A vector clock is a [server, version] pair associated with a data item. It can be used to check if one version precedes, succeeds, or in conflict with others.
Assume a vector clock is represented by D([S1, v1], [S2, v2], ..., [Sn, vn]), where D is a data item, v1 is a version counter, and s1 is a server number, etc. If data item D is written to server Si, the system must perform one of the following tasks.
Increment vi if [Si, vi] exists.
Otherwise, create a new entry [Si, 1]. The above abstract logic is explained with a concrete example as shown in the picture below.
A client writes a data item D1 to the system, and the write is handled by server Sx, which now has the vector clock D1[(Sx, 1)].
Another client reads the latest D1, updates it to D2, and writes it back. D2 descends from D1 so it overwrites D1. Assume the write is handled by the same server Sx, which now has vector clock D2([Sx, 2]).
Another client reads the latest D2, updates it to D3, and writes it back. Assume the write is handled by server Sy, which now has vector clock D3([Sx, 2], [Sy, 1])).

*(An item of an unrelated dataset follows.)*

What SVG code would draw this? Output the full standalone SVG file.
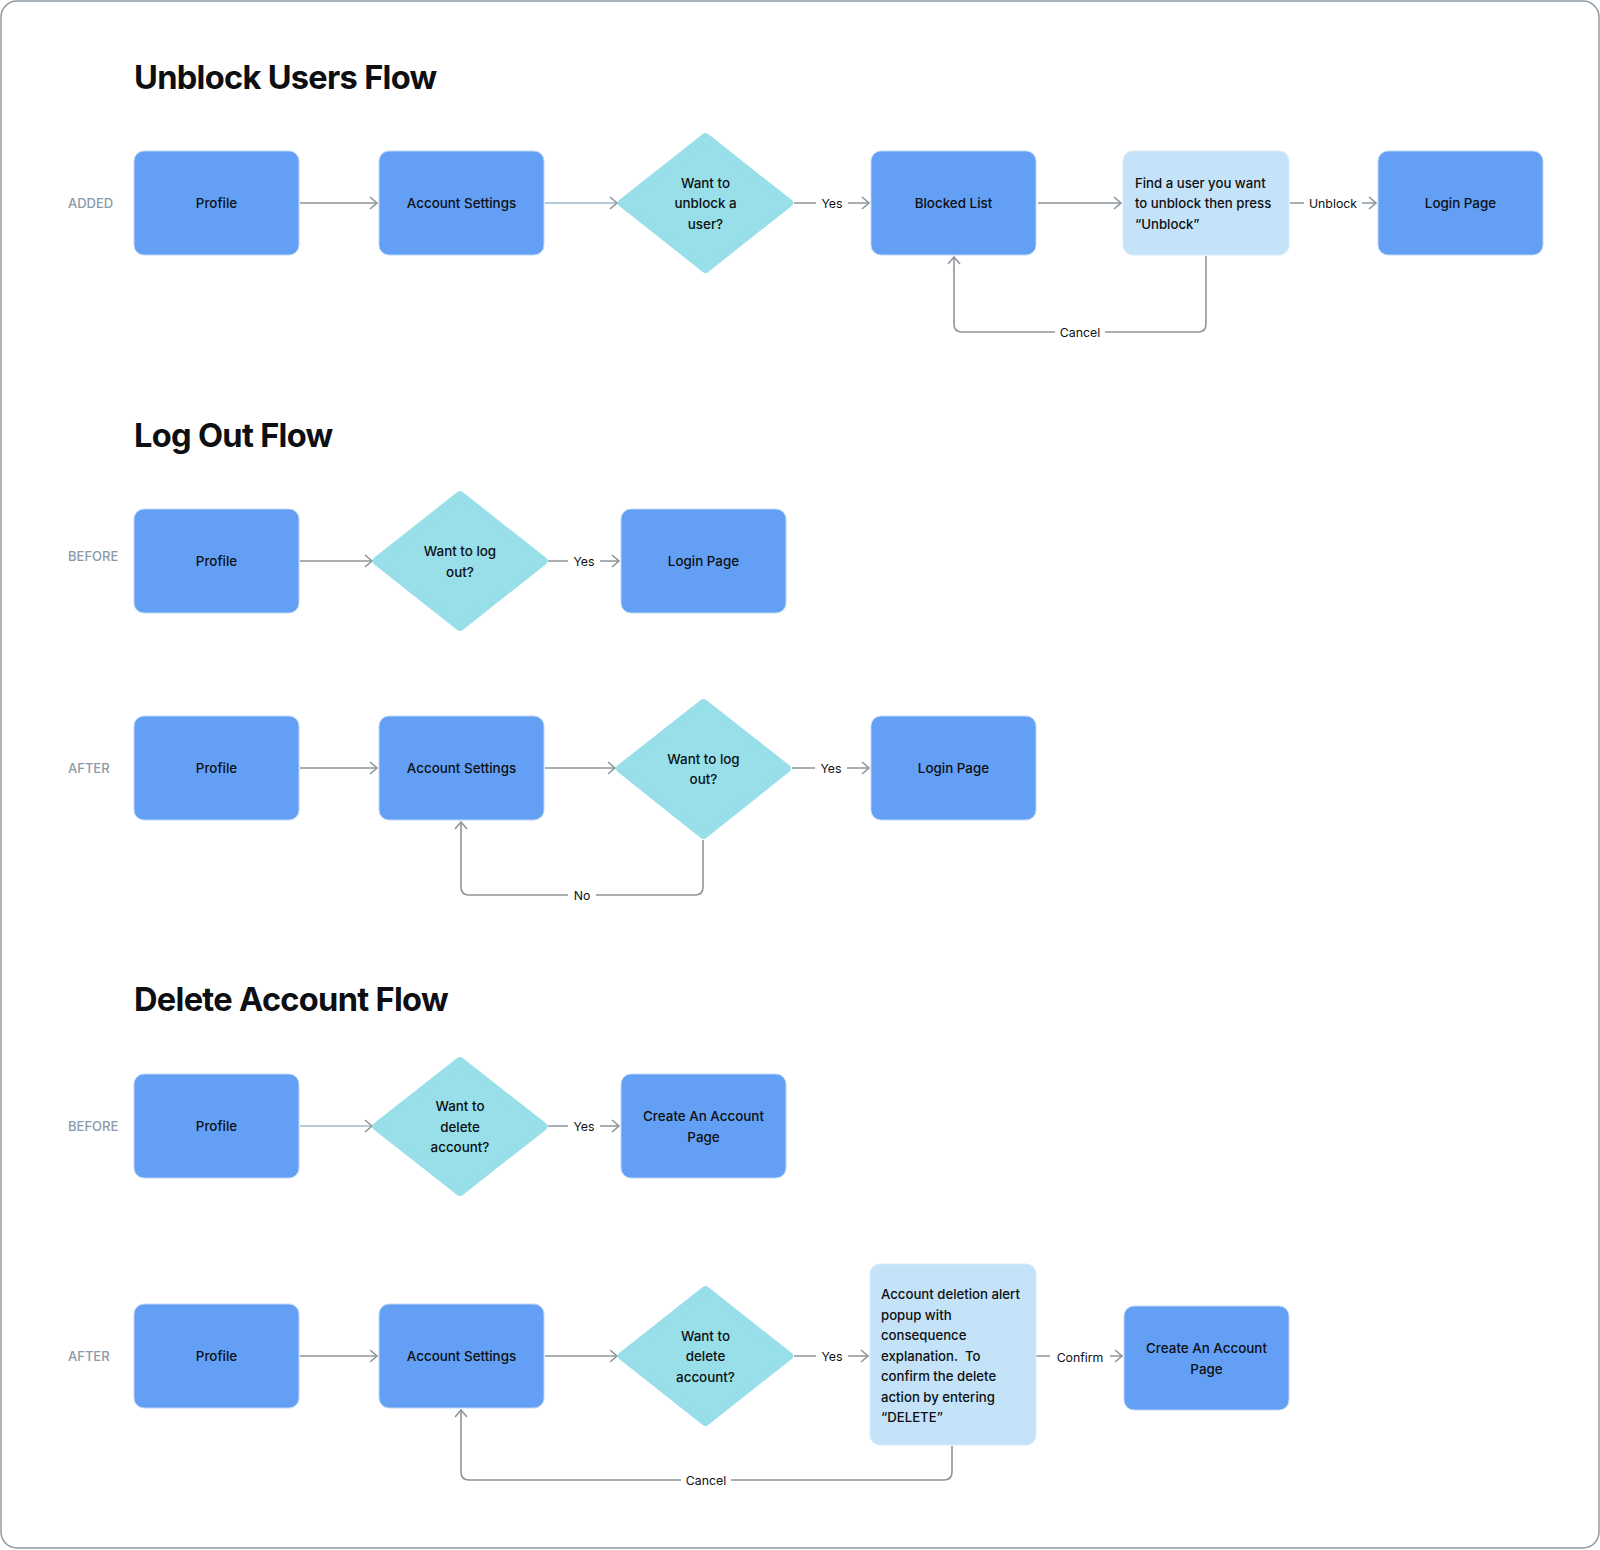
<svg xmlns="http://www.w3.org/2000/svg" width="1600" height="1550" viewBox="0 0 1600 1550">
<defs>
<marker id="arr" markerUnits="userSpaceOnUse" markerWidth="14" markerHeight="16" refX="9" refY="7" orient="auto">
<path d="M2,1 L9,7 L2,13" fill="none" stroke="#8e959b" stroke-width="1.6"/>
</marker>
</defs>
<style>
.frame{fill:#ffffff;stroke:#8f9aa3;stroke-width:1.5}
.title{font-family:Inter,"Liberation Sans",sans-serif;font-weight:700;font-size:32.6px;fill:#0d0f12;letter-spacing:-0.7px}
.tag{font-family:Inter,"Liberation Sans",sans-serif;font-weight:500;font-size:13px;fill:#8a9aa8}
.box{fill:#63a0f5;stroke:#bcd8f6;stroke-width:1}
.note{fill:#c5e3f8;stroke:#d6ebfa;stroke-width:1}
.dia{fill:#98dfe9;stroke:#98dfe9;stroke-width:8;stroke-linejoin:round}
.lbl{font-family:Inter,"Liberation Sans",sans-serif;font-weight:500;font-size:13.4px;fill:#0d0f12;text-anchor:middle;dominant-baseline:central}
.ltxt{font-family:Inter,"Liberation Sans",sans-serif;font-weight:500;font-size:13.2px;fill:#0d0f12;dominant-baseline:central}
.con{fill:none;stroke:#8e959b;stroke-width:1.6;marker-end:url(#arr)}
.conb{fill:none;stroke:#9fb8cc;stroke-width:1.6;marker-end:url(#arr)}
.clbl{font-family:Inter,"Liberation Sans",sans-serif;font-size:12.3px;fill:#0d0f12;text-anchor:middle;dominant-baseline:central}
.gap{fill:#ffffff}
</style>
<rect class="frame" x="1" y="1" width="1598" height="1547" rx="16"/>

<text class="title" x="134" y="89">Unblock Users Flow</text>
<text class="title" x="134" y="447">Log Out Flow</text>
<text class="title" x="134" y="1011">Delete Account Flow</text>

<text class="tag" x="68" y="208">ADDED</text>
<text class="tag" x="68" y="561">BEFORE</text>
<text class="tag" x="68" y="773">AFTER</text>
<text class="tag" x="68" y="1131">BEFORE</text>
<text class="tag" x="68" y="1361">AFTER</text>

<g id="connectors">
<path class="con" d="M300,203 H377"/>
<path class="conb" d="M545,203 H617"/>
<path class="con" d="M794,203 H869"/>
<path class="con" d="M1038,203 H1121"/>
<path class="con" d="M1290,203 H1376"/>
<path class="con" d="M1206,256 V324 Q1206,332 1198,332 H962 Q954,332 954,324 V257"/>
<path class="con" d="M300,561 H372"/>
<path class="con" d="M548,561 H619"/>
<path class="con" d="M300,768 H377"/>
<path class="con" d="M545,768 H615"/>
<path class="con" d="M792,768 H869"/>
<path class="con" d="M703,840 V887 Q703,895 695,895 H469 Q461,895 461,887 V822"/>
<path class="conb" d="M300,1126 H372"/>
<path class="con" d="M548,1126 H619"/>
<path class="con" d="M300,1356 H377"/>
<path class="con" d="M545,1356 H617"/>
<path class="con" d="M794,1356 H868"/>
<path class="con" d="M1036,1356 H1122"/>
<path class="con" d="M952,1446 V1472 Q952,1480 944,1480 H469 Q461,1480 461,1472 V1410"/>

<rect class="gap" x="816" y="195" width="32" height="16"/><text class="clbl" x="832" y="203">Yes</text>
<rect class="gap" x="1304" y="195" width="58" height="16"/><text class="clbl" x="1333" y="203">Unblock</text>
<rect class="gap" x="1055" y="324" width="50" height="16"/><text class="clbl" x="1080" y="332">Cancel</text>
<rect class="gap" x="568" y="553" width="32" height="16"/><text class="clbl" x="584" y="561">Yes</text>
<rect class="gap" x="815" y="760" width="32" height="16"/><text class="clbl" x="831" y="768">Yes</text>
<rect class="gap" x="568" y="887" width="28" height="16"/><text class="clbl" x="582" y="895">No</text>
<rect class="gap" x="568" y="1118" width="32" height="16"/><text class="clbl" x="584" y="1126">Yes</text>
<rect class="gap" x="816" y="1348" width="32" height="16"/><text class="clbl" x="832" y="1356">Yes</text>
<rect class="gap" x="1050" y="1348" width="60" height="16"/><text class="clbl" x="1080" y="1357">Confirm</text>
<rect class="gap" x="681" y="1472" width="50" height="16"/><text class="clbl" x="706" y="1480">Cancel</text>
</g>

<g id="u-profile"><rect class="box" x="134" y="151" width="165" height="104" rx="10"/><text class="lbl" x="216.5" y="203">Profile</text></g>
<g id="u-settings"><rect class="box" x="379" y="151" width="165" height="104" rx="10"/><text class="lbl" x="461.5" y="203">Account Settings</text></g>
<g id="u-decision"><polygon class="dia" points="705.5,137 789,203 705.5,269 622,203"/><text class="lbl" x="705.5" y="183">Want to</text><text class="lbl" x="705.5" y="203">unblock a</text><text class="lbl" x="705.5" y="223.5">user?</text></g>
<g id="u-blocked"><rect class="box" x="871" y="151" width="165" height="104" rx="10"/><text class="lbl" x="953.5" y="203">Blocked List</text></g>
<g id="u-find"><rect class="note" x="1123" y="151" width="166" height="104" rx="10"/><text class="ltxt" x="1135" y="183">Find a user you want</text><text class="ltxt" x="1135" y="203">to unblock then press</text><text class="ltxt" x="1135" y="223.5">“Unblock”</text></g>
<g id="u-login"><rect class="box" x="1378" y="151" width="165" height="104" rx="10"/><text class="lbl" x="1460.5" y="203">Login Page</text></g>

<g id="lb-profile"><rect class="box" x="134" y="509" width="165" height="104" rx="10"/><text class="lbl" x="216.5" y="561">Profile</text></g>
<g id="lb-decision"><polygon class="dia" points="460,495 543.5,561 460,627 376.5,561"/><text class="lbl" x="460" y="551">Want to log</text><text class="lbl" x="460" y="571.5">out?</text></g>
<g id="lb-login"><rect class="box" x="621" y="509" width="165" height="104" rx="10"/><text class="lbl" x="703.5" y="561">Login Page</text></g>

<g id="la-profile"><rect class="box" x="134" y="716" width="165" height="104" rx="10"/><text class="lbl" x="216.5" y="768">Profile</text></g>
<g id="la-settings"><rect class="box" x="379" y="716" width="165" height="104" rx="10"/><text class="lbl" x="461.5" y="768">Account Settings</text></g>
<g id="la-decision"><polygon class="dia" points="703.5,703 787,768.5 703.5,835 620,768.5"/><text class="lbl" x="703.5" y="758.5">Want to log</text><text class="lbl" x="703.5" y="779">out?</text></g>
<g id="la-login"><rect class="box" x="871" y="716" width="165" height="104" rx="10"/><text class="lbl" x="953.5" y="768">Login Page</text></g>

<g id="db-profile"><rect class="box" x="134" y="1074" width="165" height="104" rx="10"/><text class="lbl" x="216.5" y="1126">Profile</text></g>
<g id="db-decision"><polygon class="dia" points="460,1061 543.5,1126.5 460,1192 376.5,1126.5"/><text class="lbl" x="460" y="1106">Want to</text><text class="lbl" x="460" y="1126.5">delete</text><text class="lbl" x="460" y="1147">account?</text></g>
<g id="db-create"><rect class="box" x="621" y="1074" width="165" height="104" rx="10"/><text class="lbl" x="703.5" y="1116">Create An Account</text><text class="lbl" x="703.5" y="1136.5">Page</text></g>

<g id="da-profile"><rect class="box" x="134" y="1304" width="165" height="104" rx="10"/><text class="lbl" x="216.5" y="1356">Profile</text></g>
<g id="da-settings"><rect class="box" x="379" y="1304" width="165" height="104" rx="10"/><text class="lbl" x="461.5" y="1356">Account Settings</text></g>
<g id="da-decision"><polygon class="dia" points="705.5,1290 789,1356 705.5,1422 622,1356"/><text class="lbl" x="705.5" y="1335.5">Want to</text><text class="lbl" x="705.5" y="1356">delete</text><text class="lbl" x="705.5" y="1376.5">account?</text></g>
<g id="da-alert"><rect class="note" x="870" y="1264" width="166" height="181" rx="10"/><text class="ltxt" x="881" y="1294">Account deletion alert</text><text class="ltxt" x="881" y="1314.5">popup with</text><text class="ltxt" x="881" y="1335">consequence</text><text class="ltxt" x="881" y="1355.5">explanation.&#160; To</text><text class="ltxt" x="881" y="1376">confirm the delete</text><text class="ltxt" x="881" y="1396.5">action by entering</text><text class="ltxt" x="881" y="1417">“DELETE”</text></g>
<g id="da-create"><rect class="box" x="1124" y="1306" width="165" height="104" rx="10"/><text class="lbl" x="1206.5" y="1348">Create An Account</text><text class="lbl" x="1206.5" y="1368.5">Page</text></g>
</svg>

Another client reads the latest D2, updates it to D4, and writes it back. Assume the write is handled by server Sz, which now has D4([Sx, 2], [Sz, 1])).
When another client reads D3 and D4, it discovers a conflict, which is caused by data item D2 being modified by both Sy and Sz. The conflict is resolved by the client and updated data is sent to the server. Assume the write is handled by Sx, which now has D5([Sx, 3], [Sy, 1], [Sz, 1]). We will explain how to detect conflict shortly.
Using vector clocks, it is easy to tell that version X is an ancestor (i.e. no conflict) of version Y if the version counters for each participant in the vector clock of Y are greater than or equal to the ones in version X. For example, the vector clock D([s0, 1], [s1, 1])] is an ancestor of D([s0, 1], [s1, 2]). Therefore, no conflict is recorded.
Similarly, you can tell that version X is a sibling (i.e., a conflict exists) of Y if there is any participant in Y's vector clock who has a counter that is less than its corresponding counter in X. For example, the following two vector clocks indicate there is a conflict: D([s0, 1], [s1, 2]) and D([s0, 2], [s1, 1]).
Even though vector clocks can resolve conflicts, there are two notable downsides. First, vector clocks add complexity to the client because it needs to implement conflict resolution logic.
Second, the [server: version] pairs in the vector clock could grow rapidly. To fix this problem, we set a threshold for the length, and if it exceeds the limit, the oldest pairs are removed. This can lead to inefficiencies in reconciliation because the descendant relationship cannot be determined accurately. However, based on Dynamo paper, Amazon has not yet encountered this problem in production; therefore, it is probably an acceptable solution for most companies.